If they don’t pass, they can take more theoretical and driving classes.

When they pass and get their license…and if they are under 18 years old…. they get a “Special License”. It states they must must drive with a parent and that parent is listed on the driver’s license. On their 18th birthday, they can get their license.

For those of you reading this in other countries, it is much easier in America. I’m not sure if that’s a good thing or bad thing or if that means American drivers are not good drivers…but it’s definitely worth noting! In America, you must be 15-1/2 years old to get a permit. All you do is study a book about driving signs and laws… and take a test. For 6 months, you can drive with an adult over the age of 21 who is sitting in the passenger seat. At 16, you must pass an actual driving test behind the wheel of a car and you get your license. That’s it!

If you do not attend a driving school, it costs $7 to get a learners permit. It costs just $25 to get a license. A total of $32. That’s a HUGE difference from other countries! And that’s exactly why Exchange Students get their license here.

Keep in mind, Aspect Foundation, the Exchange Company Lara is with, does not allow students to drive while in America. So you may ask, “Then how do they practice?” The answer: Driving School! Yep… those Student Driver cars you see on the road driving very carefully could have an Exchange Student behind the wheel!

In Lara’s case, we took her to Stop ‘N Go driving school, where our son learned how to drive. I wouldn’t get in the car with him but my husband did. And we still thought it best for him to learn from someone else. Plus, if you attend Driver’s Education in Arizona, you can get a discount on insurance…which we all know can be very expensive for teenagers!

So, this past Sunday morning at 7:40am, Lara was in driving school! For $319 she takes an 8 hour class and gets two 3-hour sessions behind the wheel with an instructor. In class, she learned the same things that are in the book but someone was explaining it in more detail. By 3:15pm, she had passed the test with 100% correct! They gave her a paper showing she passed which she will bring to the Department of Motor Vehicles and be given the actual plastic card with her picture on it!

Oh wait… it can’t be THAT easy, can it??? Of course not! Today we went to the DMV and got turned down! Even with her Passport and all the other legal forms we have for her… her parents must sign the application and have a Notary sign and stamp it. And it must be ORIGINAL signatures! We emailed it to her parents tonight but they have to MAIL it back. And trust me… mail from Germany is NOT a 3-day process! It’s more like 10-14 days!

Why is that an issue??? Because Lara must have her permit for 6 months from the time it is issued…. and we’re racing against the clock! Her 16th birthday is May 10. She goes back to Germany June 6th and must take the test before then. So, if she doesn’t get her Permit until December 1, she can’t take the test until June 1. And with little practice behind the wheel… she may not pass the first time. Aspect Foundation does not allow students to drive the Host Family car, even in the final driving lesson, so she will definitely have little practice! Most American Teens get hours and hours behind the wheel with their parents!

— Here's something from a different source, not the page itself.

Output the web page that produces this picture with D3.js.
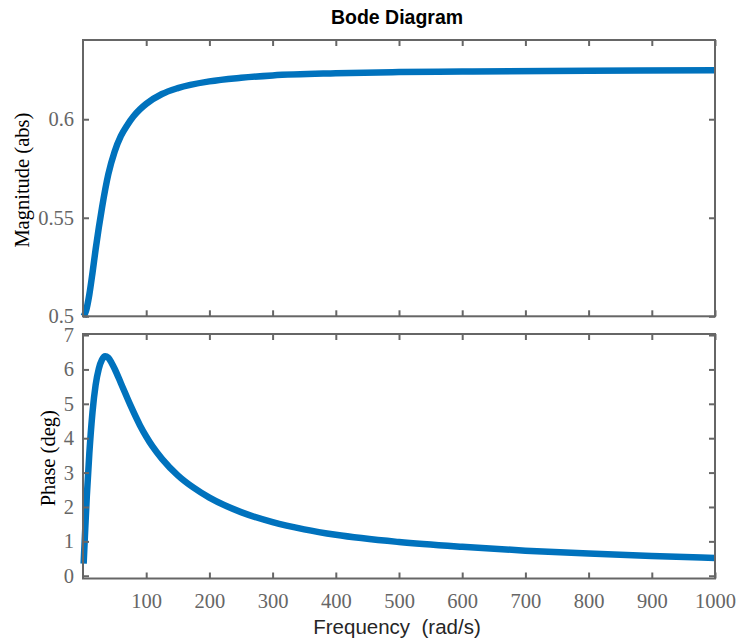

And what happens when she gets home? She can trade her American license for a German one. She’s not sure of that means she has to still wait till she’s 17 or 18 to actually drive so we will keep you posted on that… and on her progress! For now, we will just hold our breath till that paper comes in the mail!

UPDATE………………………………………………..

NOVEMBER 29 AND THE PAPER CAME IN THE MAIL! It’s now the 30th and Lara got her Permit! She can get her license May 31 or June 1. She leaves for Germany June 2. Whew! That’s cutting it close!!!